-------- DATA ROWS

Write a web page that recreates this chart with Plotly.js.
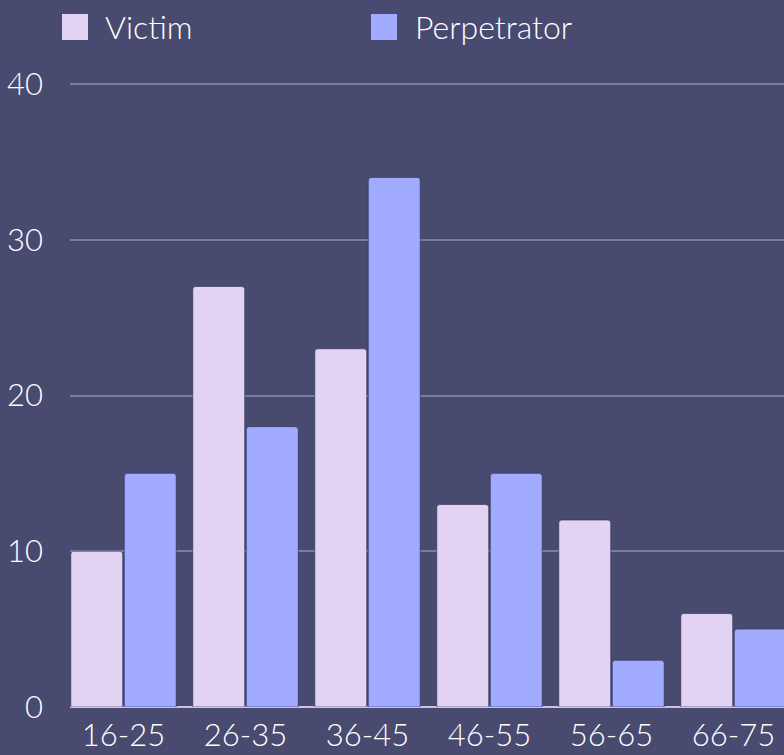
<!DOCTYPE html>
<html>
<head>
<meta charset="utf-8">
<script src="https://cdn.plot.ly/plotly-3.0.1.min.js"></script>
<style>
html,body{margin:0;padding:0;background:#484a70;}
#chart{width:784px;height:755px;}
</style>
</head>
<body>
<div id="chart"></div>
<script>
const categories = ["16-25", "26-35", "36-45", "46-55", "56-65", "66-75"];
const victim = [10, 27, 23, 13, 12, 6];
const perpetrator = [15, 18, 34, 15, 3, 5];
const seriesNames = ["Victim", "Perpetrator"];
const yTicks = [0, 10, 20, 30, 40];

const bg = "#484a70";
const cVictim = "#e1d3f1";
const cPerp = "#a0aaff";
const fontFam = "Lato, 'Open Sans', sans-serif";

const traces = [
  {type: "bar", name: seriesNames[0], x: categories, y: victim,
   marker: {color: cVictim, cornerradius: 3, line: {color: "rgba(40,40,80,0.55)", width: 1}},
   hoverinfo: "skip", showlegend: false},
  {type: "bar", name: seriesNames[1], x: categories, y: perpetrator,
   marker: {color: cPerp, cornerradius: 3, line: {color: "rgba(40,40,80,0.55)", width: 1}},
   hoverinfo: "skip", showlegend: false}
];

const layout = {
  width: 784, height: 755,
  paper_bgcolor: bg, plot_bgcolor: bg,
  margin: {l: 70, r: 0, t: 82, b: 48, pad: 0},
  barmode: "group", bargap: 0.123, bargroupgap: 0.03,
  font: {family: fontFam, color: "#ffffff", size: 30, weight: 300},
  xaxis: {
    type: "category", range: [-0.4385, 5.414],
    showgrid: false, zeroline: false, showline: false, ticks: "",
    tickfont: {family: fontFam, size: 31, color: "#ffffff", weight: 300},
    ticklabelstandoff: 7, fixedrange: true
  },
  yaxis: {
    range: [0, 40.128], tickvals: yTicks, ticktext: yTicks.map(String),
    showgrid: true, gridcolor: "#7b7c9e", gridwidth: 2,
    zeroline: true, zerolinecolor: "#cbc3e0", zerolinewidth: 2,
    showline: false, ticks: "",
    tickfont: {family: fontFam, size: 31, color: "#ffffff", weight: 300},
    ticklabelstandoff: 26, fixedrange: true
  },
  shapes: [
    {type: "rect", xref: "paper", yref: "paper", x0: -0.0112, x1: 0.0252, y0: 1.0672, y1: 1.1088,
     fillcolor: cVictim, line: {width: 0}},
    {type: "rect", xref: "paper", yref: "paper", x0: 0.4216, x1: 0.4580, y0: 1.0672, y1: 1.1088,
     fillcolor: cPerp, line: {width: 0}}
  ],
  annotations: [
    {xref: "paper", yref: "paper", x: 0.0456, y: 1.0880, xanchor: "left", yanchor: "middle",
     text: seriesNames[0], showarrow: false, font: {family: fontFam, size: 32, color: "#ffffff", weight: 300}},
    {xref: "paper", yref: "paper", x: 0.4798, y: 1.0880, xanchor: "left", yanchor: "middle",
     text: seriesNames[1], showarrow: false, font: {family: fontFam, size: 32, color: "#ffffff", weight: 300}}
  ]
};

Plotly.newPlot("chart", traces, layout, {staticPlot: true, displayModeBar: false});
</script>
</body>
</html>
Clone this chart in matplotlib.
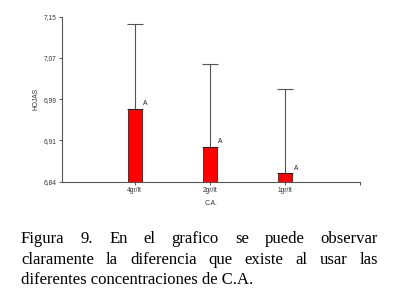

----------------

- **THE PROBLEM**
Transcribe the material exactly, keeping every word and none of the pictures.

- **SOLUTION TO THE EXERCISE**
Write a web page that recreates this chart with Plotly.js.
<!DOCTYPE html>
<html>
<head>
<meta charset="utf-8">
<script src="https://cdn.plot.ly/plotly-3.0.1.min.js"></script>
<style>
html,body{margin:0;padding:0;background:#484a70;}
#chart{width:784px;height:755px;}
</style>
</head>
<body>
<div id="chart"></div>
<script>
const categories = ["16-25", "26-35", "36-45", "46-55", "56-65", "66-75"];
const victim = [10, 27, 23, 13, 12, 6];
const perpetrator = [15, 18, 34, 15, 3, 5];
const seriesNames = ["Victim", "Perpetrator"];
const yTicks = [0, 10, 20, 30, 40];

const bg = "#484a70";
const cVictim = "#e1d3f1";
const cPerp = "#a0aaff";
const fontFam = "Lato, 'Open Sans', sans-serif";

const traces = [
  {type: "bar", name: seriesNames[0], x: categories, y: victim,
   marker: {color: cVictim, cornerradius: 3, line: {color: "rgba(40,40,80,0.55)", width: 1}},
   hoverinfo: "skip", showlegend: false},
  {type: "bar", name: seriesNames[1], x: categories, y: perpetrator,
   marker: {color: cPerp, cornerradius: 3, line: {color: "rgba(40,40,80,0.55)", width: 1}},
   hoverinfo: "skip", showlegend: false}
];

const layout = {
  width: 784, height: 755,
  paper_bgcolor: bg, plot_bgcolor: bg,
  margin: {l: 70, r: 0, t: 82, b: 48, pad: 0},
  barmode: "group", bargap: 0.123, bargroupgap: 0.03,
  font: {family: fontFam, color: "#ffffff", size: 30, weight: 300},
  xaxis: {
    type: "category", range: [-0.4385, 5.414],
    showgrid: false, zeroline: false, showline: false, ticks: "",
    tickfont: {family: fontFam, size: 31, color: "#ffffff", weight: 300},
    ticklabelstandoff: 7, fixedrange: true
  },
  yaxis: {
    range: [0, 40.128], tickvals: yTicks, ticktext: yTicks.map(String),
    showgrid: true, gridcolor: "#7b7c9e", gridwidth: 2,
    zeroline: true, zerolinecolor: "#cbc3e0", zerolinewidth: 2,
    showline: false, ticks: "",
    tickfont: {family: fontFam, size: 31, color: "#ffffff", weight: 300},
    ticklabelstandoff: 26, fixedrange: true
  },
  shapes: [
    {type: "rect", xref: "paper", yref: "paper", x0: -0.0112, x1: 0.0252, y0: 1.0672, y1: 1.1088,
     fillcolor: cVictim, line: {width: 0}},
    {type: "rect", xref: "paper", yref: "paper", x0: 0.4216, x1: 0.4580, y0: 1.0672, y1: 1.1088,
     fillcolor: cPerp, line: {width: 0}}
  ],
  annotations: [
    {xref: "paper", yref: "paper", x: 0.0456, y: 1.0880, xanchor: "left", yanchor: "middle",
     text: seriesNames[0], showarrow: false, font: {family: fontFam, size: 32, color: "#ffffff", weight: 300}},
    {xref: "paper", yref: "paper", x: 0.4798, y: 1.0880, xanchor: "left", yanchor: "middle",
     text: seriesNames[1], showarrow: false, font: {family: fontFam, size: 32, color: "#ffffff", weight: 300}}
  ]
};

Plotly.newPlot("chart", traces, layout, {staticPlot: true, displayModeBar: false});
</script>
</body>
</html>
Clone this chart in matplotlib.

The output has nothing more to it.